Callot’s father was the Duke of Lorraine’s master of ceremonies, leading the artist to identify himself as a noble in the inscriptions of many prints. He travelled to Rome to learn printmaking and etching after being a goldsmith’s apprentice at the age of 15. In Rome, he studied engraving under Frenchman Philippe Thomassin, and later, in Florence, he studied etching, probably under artist Antonio Tempesta. He remained in Florence from 1612 to 1621. While an apprentice under Thomassin, Callot studied line engraving, Flemish art, and the late Mannerist art in Roman churches.
While in Florence, he often worked for the Medici court and became an independent master in the art of printmaking. There are no surviving paintings by the artist, only prints and preparatory drawings, making it unlikely that he ever trained as a painter. When Duke Cosimo II died in 1621, Callot returned to Nancy to work for the Lorraine court. While working in Nancy he created decorative works that depicted ideal representations of daily life. After the 30 Years War and the French invasion of Lorraine, he made the Miseries of War (1633) prints.
Callot’s printing technique was aided by the technical improvements he developed.

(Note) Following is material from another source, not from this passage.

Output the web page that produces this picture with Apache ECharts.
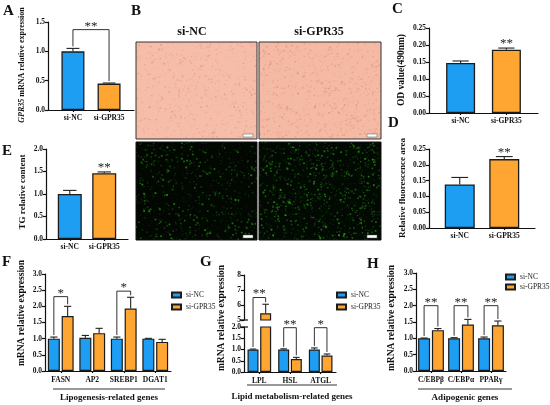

The first improvement was his creation of the échoppe, a cylindrical etching needle that allowed artists to etch swelling lines, similar to those achieved by engravers. He also used lute-makers varnish to improve the ground used to coat the plates in etchings instead of the typical wax-based ground. This new recipe allowed for deeper etchings, extending the amount of times a plate could be used, and it increased the resistance against ‘foul-biting’, a process where the acid would eat away areas not intended to be etched. Finally, Callot popularized the ‘stopping-out’ method (where the artist would allow acid to lightly etch the plate, then take away the acid from specific areas to keep the etching shallow) developed by other printmakers. This method allowed Callot to introduce more subtle differences in light, shadow, and distance.